What you should do:
Reproduce the material below line by line, beginning with its first line and ending with the line that contains "Sans Narrow','DejaVu Sans"; leave out pictures.

Given information:

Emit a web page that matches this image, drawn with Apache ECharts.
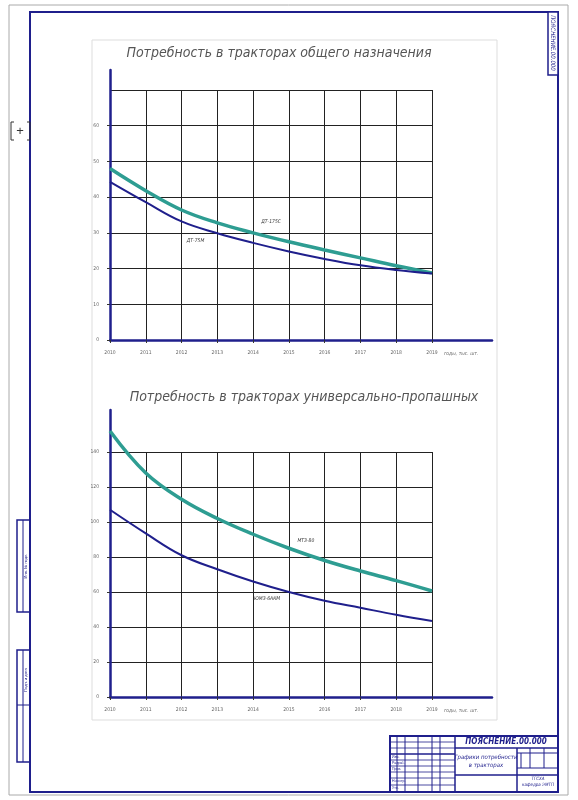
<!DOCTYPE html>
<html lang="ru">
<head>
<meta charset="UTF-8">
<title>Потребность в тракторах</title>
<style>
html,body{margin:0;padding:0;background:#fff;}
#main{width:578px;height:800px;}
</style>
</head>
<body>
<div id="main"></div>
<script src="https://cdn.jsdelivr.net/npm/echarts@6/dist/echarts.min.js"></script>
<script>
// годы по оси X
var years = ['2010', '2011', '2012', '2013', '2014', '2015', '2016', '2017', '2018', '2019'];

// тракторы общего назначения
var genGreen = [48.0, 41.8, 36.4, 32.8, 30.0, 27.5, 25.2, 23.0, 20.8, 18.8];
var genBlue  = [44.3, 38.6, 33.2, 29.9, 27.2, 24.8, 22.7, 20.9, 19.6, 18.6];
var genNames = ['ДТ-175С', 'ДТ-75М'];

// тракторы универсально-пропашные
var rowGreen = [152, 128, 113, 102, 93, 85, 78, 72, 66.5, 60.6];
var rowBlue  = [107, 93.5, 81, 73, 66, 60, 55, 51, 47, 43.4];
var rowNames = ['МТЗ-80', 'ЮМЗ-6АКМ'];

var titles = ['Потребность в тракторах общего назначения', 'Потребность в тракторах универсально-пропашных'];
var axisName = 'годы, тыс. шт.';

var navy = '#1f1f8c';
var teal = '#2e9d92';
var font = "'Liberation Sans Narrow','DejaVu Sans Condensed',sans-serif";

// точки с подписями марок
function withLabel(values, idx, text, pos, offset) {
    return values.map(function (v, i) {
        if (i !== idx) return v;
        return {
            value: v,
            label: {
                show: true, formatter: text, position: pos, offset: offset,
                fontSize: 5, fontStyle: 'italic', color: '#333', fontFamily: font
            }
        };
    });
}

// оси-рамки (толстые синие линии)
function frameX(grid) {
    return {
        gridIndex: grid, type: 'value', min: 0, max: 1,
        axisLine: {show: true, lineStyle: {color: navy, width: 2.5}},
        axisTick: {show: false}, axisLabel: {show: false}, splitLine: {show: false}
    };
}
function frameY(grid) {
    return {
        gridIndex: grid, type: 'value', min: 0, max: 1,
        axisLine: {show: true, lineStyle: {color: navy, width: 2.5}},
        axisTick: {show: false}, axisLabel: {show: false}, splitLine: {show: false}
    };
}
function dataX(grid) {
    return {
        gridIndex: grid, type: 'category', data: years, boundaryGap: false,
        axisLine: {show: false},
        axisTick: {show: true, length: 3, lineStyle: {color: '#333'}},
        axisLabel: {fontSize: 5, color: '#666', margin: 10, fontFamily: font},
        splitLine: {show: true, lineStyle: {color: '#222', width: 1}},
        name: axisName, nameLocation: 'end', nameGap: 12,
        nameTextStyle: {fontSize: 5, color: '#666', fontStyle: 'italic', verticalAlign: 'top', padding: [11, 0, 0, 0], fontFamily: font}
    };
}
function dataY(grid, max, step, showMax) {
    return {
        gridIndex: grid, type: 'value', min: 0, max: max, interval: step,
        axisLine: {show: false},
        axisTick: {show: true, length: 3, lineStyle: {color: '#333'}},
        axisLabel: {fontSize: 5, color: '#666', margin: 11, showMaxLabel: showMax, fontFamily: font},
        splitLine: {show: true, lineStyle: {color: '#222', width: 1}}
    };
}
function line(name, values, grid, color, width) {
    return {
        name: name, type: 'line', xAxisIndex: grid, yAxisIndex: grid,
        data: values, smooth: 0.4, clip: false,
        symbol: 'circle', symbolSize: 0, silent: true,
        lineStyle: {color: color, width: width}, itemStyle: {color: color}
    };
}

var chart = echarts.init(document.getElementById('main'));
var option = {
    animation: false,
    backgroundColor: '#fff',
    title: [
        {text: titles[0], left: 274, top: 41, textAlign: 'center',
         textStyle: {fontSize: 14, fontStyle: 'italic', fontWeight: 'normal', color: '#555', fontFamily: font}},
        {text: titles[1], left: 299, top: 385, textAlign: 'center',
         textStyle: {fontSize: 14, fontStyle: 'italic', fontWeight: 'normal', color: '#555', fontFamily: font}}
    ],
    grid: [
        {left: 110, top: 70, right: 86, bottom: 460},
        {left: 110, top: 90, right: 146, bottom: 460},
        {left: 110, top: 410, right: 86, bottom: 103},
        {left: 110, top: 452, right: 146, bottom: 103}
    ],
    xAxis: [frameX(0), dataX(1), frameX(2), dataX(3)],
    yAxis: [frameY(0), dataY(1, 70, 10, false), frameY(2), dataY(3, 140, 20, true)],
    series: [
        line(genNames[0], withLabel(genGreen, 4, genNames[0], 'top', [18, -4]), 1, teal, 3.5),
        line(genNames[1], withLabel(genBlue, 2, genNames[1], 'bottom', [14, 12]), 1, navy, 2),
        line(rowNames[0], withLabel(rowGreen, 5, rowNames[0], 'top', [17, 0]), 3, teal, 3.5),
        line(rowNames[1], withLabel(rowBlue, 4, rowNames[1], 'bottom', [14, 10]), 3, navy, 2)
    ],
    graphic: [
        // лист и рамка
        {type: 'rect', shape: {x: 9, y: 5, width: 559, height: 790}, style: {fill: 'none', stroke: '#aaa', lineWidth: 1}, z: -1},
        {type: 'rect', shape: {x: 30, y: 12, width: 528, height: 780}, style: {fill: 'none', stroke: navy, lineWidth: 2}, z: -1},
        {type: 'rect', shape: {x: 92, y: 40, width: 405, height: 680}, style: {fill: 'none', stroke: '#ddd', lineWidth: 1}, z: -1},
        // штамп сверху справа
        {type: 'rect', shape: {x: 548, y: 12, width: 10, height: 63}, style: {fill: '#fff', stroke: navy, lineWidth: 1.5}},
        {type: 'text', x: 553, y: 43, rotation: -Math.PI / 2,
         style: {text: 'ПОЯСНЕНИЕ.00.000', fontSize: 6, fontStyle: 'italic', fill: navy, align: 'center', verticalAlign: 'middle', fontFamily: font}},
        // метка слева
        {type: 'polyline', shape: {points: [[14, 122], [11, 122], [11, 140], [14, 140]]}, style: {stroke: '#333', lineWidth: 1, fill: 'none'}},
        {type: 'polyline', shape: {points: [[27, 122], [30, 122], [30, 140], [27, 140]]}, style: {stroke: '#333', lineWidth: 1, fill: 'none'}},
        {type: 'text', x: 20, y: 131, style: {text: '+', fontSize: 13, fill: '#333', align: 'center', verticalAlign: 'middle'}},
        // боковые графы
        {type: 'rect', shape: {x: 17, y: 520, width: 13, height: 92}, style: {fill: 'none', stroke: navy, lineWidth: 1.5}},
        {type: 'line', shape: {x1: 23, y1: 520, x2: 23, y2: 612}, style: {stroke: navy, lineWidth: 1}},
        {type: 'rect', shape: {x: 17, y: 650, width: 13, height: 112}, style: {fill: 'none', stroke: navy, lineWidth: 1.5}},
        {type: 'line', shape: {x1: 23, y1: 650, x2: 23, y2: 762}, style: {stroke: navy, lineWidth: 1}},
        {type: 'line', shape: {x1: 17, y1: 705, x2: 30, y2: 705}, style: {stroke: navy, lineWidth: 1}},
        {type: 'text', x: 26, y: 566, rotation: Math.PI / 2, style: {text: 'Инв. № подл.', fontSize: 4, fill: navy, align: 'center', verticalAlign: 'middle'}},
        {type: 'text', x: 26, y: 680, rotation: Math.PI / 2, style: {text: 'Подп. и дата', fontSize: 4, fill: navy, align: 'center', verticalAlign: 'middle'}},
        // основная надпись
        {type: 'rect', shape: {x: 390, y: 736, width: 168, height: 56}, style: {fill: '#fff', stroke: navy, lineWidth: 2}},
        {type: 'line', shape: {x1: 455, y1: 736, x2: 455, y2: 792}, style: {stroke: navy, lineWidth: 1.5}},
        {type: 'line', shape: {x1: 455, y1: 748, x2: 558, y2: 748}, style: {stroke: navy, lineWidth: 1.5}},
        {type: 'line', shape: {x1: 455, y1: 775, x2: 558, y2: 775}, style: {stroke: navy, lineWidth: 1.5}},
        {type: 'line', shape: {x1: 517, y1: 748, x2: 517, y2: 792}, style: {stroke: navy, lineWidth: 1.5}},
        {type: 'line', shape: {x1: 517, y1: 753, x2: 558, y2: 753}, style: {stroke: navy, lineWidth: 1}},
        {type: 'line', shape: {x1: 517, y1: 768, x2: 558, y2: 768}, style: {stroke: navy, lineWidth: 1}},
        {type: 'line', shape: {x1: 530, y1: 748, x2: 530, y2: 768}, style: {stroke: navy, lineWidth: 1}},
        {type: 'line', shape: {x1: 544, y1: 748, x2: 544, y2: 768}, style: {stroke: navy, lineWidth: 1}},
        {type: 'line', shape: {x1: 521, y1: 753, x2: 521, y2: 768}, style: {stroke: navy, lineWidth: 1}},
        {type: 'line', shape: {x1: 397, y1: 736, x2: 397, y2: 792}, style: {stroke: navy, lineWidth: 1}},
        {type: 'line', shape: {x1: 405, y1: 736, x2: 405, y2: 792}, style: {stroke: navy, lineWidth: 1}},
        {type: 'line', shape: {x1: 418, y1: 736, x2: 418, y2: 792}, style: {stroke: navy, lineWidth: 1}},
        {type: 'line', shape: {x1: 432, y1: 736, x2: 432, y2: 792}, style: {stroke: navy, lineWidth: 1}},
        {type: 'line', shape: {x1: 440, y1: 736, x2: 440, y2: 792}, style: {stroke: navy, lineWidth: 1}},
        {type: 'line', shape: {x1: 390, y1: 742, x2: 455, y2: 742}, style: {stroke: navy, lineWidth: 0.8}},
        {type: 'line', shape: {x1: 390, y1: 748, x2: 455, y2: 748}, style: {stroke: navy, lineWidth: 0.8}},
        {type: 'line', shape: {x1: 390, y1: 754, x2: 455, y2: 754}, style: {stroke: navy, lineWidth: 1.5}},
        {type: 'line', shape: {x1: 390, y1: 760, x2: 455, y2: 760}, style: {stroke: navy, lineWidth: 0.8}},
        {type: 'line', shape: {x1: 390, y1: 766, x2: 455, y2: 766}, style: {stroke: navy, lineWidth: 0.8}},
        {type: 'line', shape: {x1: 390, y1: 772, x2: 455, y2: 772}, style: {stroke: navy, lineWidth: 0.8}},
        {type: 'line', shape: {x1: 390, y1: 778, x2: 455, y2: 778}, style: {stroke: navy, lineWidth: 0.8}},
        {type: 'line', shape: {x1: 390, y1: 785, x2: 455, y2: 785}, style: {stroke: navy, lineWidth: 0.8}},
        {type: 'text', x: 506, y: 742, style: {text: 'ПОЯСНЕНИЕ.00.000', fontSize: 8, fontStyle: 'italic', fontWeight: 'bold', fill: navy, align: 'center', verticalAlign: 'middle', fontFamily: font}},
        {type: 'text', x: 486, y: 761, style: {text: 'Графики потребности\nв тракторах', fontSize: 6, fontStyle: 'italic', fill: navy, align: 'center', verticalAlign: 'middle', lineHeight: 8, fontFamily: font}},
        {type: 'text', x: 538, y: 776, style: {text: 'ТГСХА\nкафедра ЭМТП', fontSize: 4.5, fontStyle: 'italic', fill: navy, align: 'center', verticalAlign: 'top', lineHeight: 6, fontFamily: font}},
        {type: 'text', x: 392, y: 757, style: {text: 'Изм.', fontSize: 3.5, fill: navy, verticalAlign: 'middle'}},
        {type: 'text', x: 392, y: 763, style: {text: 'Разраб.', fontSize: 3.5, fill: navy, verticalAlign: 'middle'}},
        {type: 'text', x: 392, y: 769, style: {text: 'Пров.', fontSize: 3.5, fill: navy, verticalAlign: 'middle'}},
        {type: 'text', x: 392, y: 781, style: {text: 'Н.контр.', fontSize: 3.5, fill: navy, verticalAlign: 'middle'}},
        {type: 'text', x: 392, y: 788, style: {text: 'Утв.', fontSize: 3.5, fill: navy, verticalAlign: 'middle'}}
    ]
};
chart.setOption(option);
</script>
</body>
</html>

Task answer:
Emit a web page that matches this image, drawn with Apache ECharts.
<!DOCTYPE html>
<html lang="ru">
<head>
<meta charset="UTF-8">
<title>Потребность в тракторах</title>
<style>
html,body{margin:0;padding:0;background:#fff;}
#main{width:578px;height:800px;}
</style>
</head>
<body>
<div id="main"></div>
<script src="https://cdn.jsdelivr.net/npm/echarts@6/dist/echarts.min.js"></script>
<script>
// годы по оси X
var years = ['2010', '2011', '2012', '2013', '2014', '2015', '2016', '2017', '2018', '2019'];

// тракторы общего назначения
var genGreen = [48.0, 41.8, 36.4, 32.8, 30.0, 27.5, 25.2, 23.0, 20.8, 18.8];
var genBlue  = [44.3, 38.6, 33.2, 29.9, 27.2, 24.8, 22.7, 20.9, 19.6, 18.6];
var genNames = ['ДТ-175С', 'ДТ-75М'];

// тракторы универсально-пропашные
var rowGreen = [152, 128, 113, 102, 93, 85, 78, 72, 66.5, 60.6];
var rowBlue  = [107, 93.5, 81, 73, 66, 60, 55, 51, 47, 43.4];
var rowNames = ['МТЗ-80', 'ЮМЗ-6АКМ'];

var titles = ['Потребность в тракторах общего назначения', 'Потребность в тракторах универсально-пропашных'];
var axisName = 'годы, тыс. шт.';

var navy = '#1f1f8c';
var teal = '#2e9d92';
var font = "'Liberation Sans Narrow','DejaVu Sans Condensed',sans-serif";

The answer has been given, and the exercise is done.